■ **Written exercise**
Give every line back verbatim, dropping all images.

>> Begin Collected data

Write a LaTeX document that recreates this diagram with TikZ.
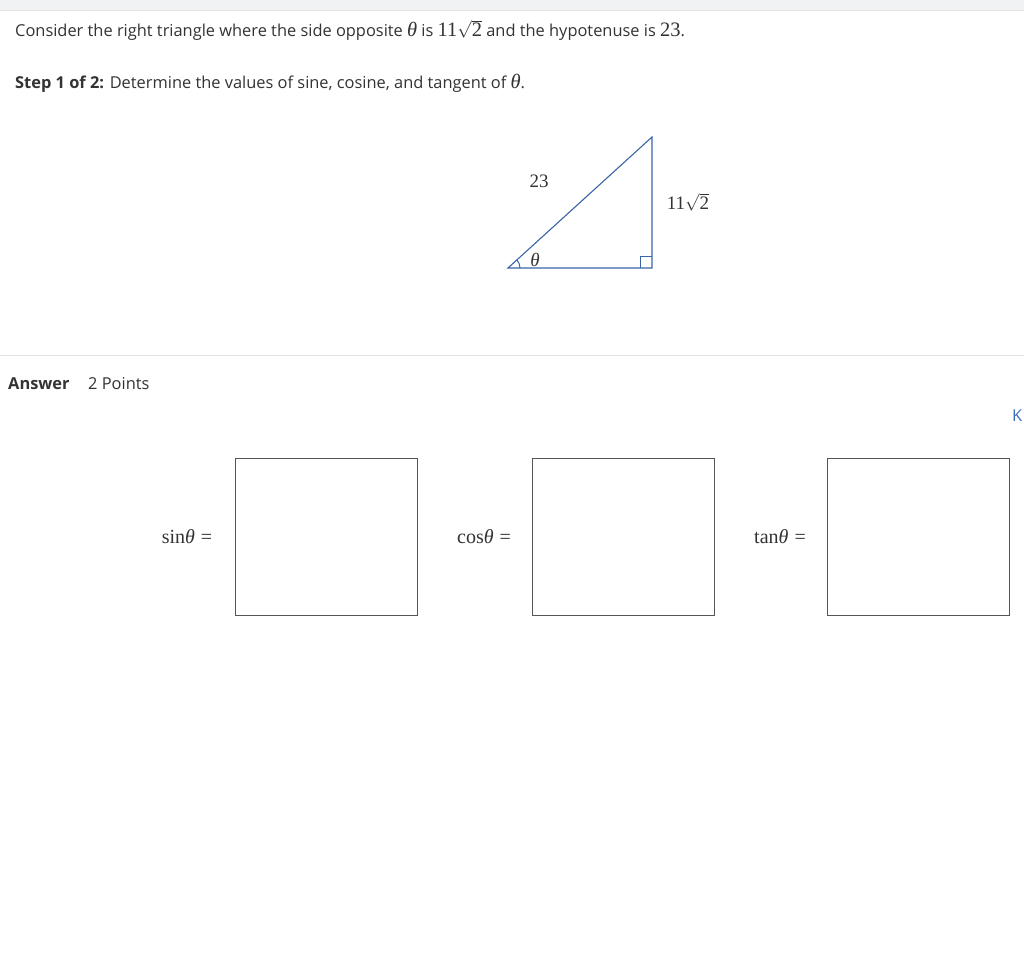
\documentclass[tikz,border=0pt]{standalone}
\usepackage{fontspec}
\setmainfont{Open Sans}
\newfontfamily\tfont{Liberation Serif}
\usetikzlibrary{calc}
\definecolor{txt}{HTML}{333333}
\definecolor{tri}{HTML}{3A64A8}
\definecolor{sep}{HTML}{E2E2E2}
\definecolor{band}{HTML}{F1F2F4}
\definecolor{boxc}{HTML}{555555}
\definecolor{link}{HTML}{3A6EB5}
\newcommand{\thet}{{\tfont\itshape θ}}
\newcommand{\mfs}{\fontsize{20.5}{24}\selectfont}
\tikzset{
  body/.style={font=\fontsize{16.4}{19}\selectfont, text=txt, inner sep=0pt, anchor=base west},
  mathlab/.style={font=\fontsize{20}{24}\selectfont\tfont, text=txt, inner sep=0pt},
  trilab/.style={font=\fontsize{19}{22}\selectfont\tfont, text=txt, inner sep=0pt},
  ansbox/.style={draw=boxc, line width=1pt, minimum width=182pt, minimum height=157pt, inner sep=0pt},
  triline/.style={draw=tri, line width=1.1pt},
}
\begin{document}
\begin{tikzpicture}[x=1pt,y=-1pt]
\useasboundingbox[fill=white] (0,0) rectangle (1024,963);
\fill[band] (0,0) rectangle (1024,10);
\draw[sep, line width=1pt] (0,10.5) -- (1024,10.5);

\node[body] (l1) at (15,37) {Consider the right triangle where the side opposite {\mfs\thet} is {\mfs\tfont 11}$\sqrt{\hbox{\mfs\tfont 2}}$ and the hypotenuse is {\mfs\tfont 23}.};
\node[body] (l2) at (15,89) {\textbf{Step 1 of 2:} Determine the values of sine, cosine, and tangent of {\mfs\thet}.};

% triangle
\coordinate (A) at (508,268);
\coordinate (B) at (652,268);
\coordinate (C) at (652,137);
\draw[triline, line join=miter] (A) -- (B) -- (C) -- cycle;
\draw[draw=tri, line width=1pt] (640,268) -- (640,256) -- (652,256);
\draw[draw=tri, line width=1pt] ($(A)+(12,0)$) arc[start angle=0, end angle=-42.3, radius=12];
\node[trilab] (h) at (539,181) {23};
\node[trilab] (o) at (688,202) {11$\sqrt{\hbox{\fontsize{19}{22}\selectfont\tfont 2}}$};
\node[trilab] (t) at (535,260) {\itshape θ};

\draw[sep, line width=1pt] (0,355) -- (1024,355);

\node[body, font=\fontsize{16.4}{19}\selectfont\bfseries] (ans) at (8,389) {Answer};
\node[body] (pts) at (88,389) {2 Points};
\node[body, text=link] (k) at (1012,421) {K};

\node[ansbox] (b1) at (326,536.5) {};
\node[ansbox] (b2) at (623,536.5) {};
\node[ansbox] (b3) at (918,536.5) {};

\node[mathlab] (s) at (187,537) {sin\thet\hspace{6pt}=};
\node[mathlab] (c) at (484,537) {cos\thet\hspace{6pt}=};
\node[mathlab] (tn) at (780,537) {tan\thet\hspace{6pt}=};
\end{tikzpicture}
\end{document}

>> End Collected data

■ **Output**
Write a LaTeX document that recreates this diagram with TikZ.
\documentclass[tikz,border=0pt]{standalone}
\usepackage{fontspec}
\setmainfont{Open Sans}
\newfontfamily\tfont{Liberation Serif}
\usetikzlibrary{calc}
\definecolor{txt}{HTML}{333333}
\definecolor{tri}{HTML}{3A64A8}
\definecolor{sep}{HTML}{E2E2E2}
\definecolor{band}{HTML}{F1F2F4}
\definecolor{boxc}{HTML}{555555}
\definecolor{link}{HTML}{3A6EB5}
\newcommand{\thet}{{\tfont\itshape θ}}
\newcommand{\mfs}{\fontsize{20.5}{24}\selectfont}
\tikzset{
  body/.style={font=\fontsize{16.4}{19}\selectfont, text=txt, inner sep=0pt, anchor=base west},
  mathlab/.style={font=\fontsize{20}{24}\selectfont\tfont, text=txt, inner sep=0pt},
  trilab/.style={font=\fontsize{19}{22}\selectfont\tfont, text=txt, inner sep=0pt},
  ansbox/.style={draw=boxc, line width=1pt, minimum width=182pt, minimum height=157pt, inner sep=0pt},
  triline/.style={draw=tri, line width=1.1pt},
}
\begin{document}
\begin{tikzpicture}[x=1pt,y=-1pt]
\useasboundingbox[fill=white] (0,0) rectangle (1024,963);
\fill[band] (0,0) rectangle (1024,10);
\draw[sep, line width=1pt] (0,10.5) -- (1024,10.5);

\node[body] (l1) at (15,37) {Consider the right triangle where the side opposite {\mfs\thet} is {\mfs\tfont 11}$\sqrt{\hbox{\mfs\tfont 2}}$ and the hypotenuse is {\mfs\tfont 23}.};
\node[body] (l2) at (15,89) {\textbf{Step 1 of 2:} Determine the values of sine, cosine, and tangent of {\mfs\thet}.};

% triangle
\coordinate (A) at (508,268);
\coordinate (B) at (652,268);
\coordinate (C) at (652,137);
\draw[triline, line join=miter] (A) -- (B) -- (C) -- cycle;
\draw[draw=tri, line width=1pt] (640,268) -- (640,256) -- (652,256);
\draw[draw=tri, line width=1pt] ($(A)+(12,0)$) arc[start angle=0, end angle=-42.3, radius=12];
\node[trilab] (h) at (539,181) {23};
\node[trilab] (o) at (688,202) {11$\sqrt{\hbox{\fontsize{19}{22}\selectfont\tfont 2}}$};
\node[trilab] (t) at (535,260) {\itshape θ};

\draw[sep, line width=1pt] (0,355) -- (1024,355);

\node[body, font=\fontsize{16.4}{19}\selectfont\bfseries] (ans) at (8,389) {Answer};
\node[body] (pts) at (88,389) {2 Points};
\node[body, text=link] (k) at (1012,421) {K};

\node[ansbox] (b1) at (326,536.5) {};
\node[ansbox] (b2) at (623,536.5) {};
\node[ansbox] (b3) at (918,536.5) {};

\node[mathlab] (s) at (187,537) {sin\thet\hspace{6pt}=};
\node[mathlab] (c) at (484,537) {cos\thet\hspace{6pt}=};
\node[mathlab] (tn) at (780,537) {tan\thet\hspace{6pt}=};
\end{tikzpicture}
\end{document}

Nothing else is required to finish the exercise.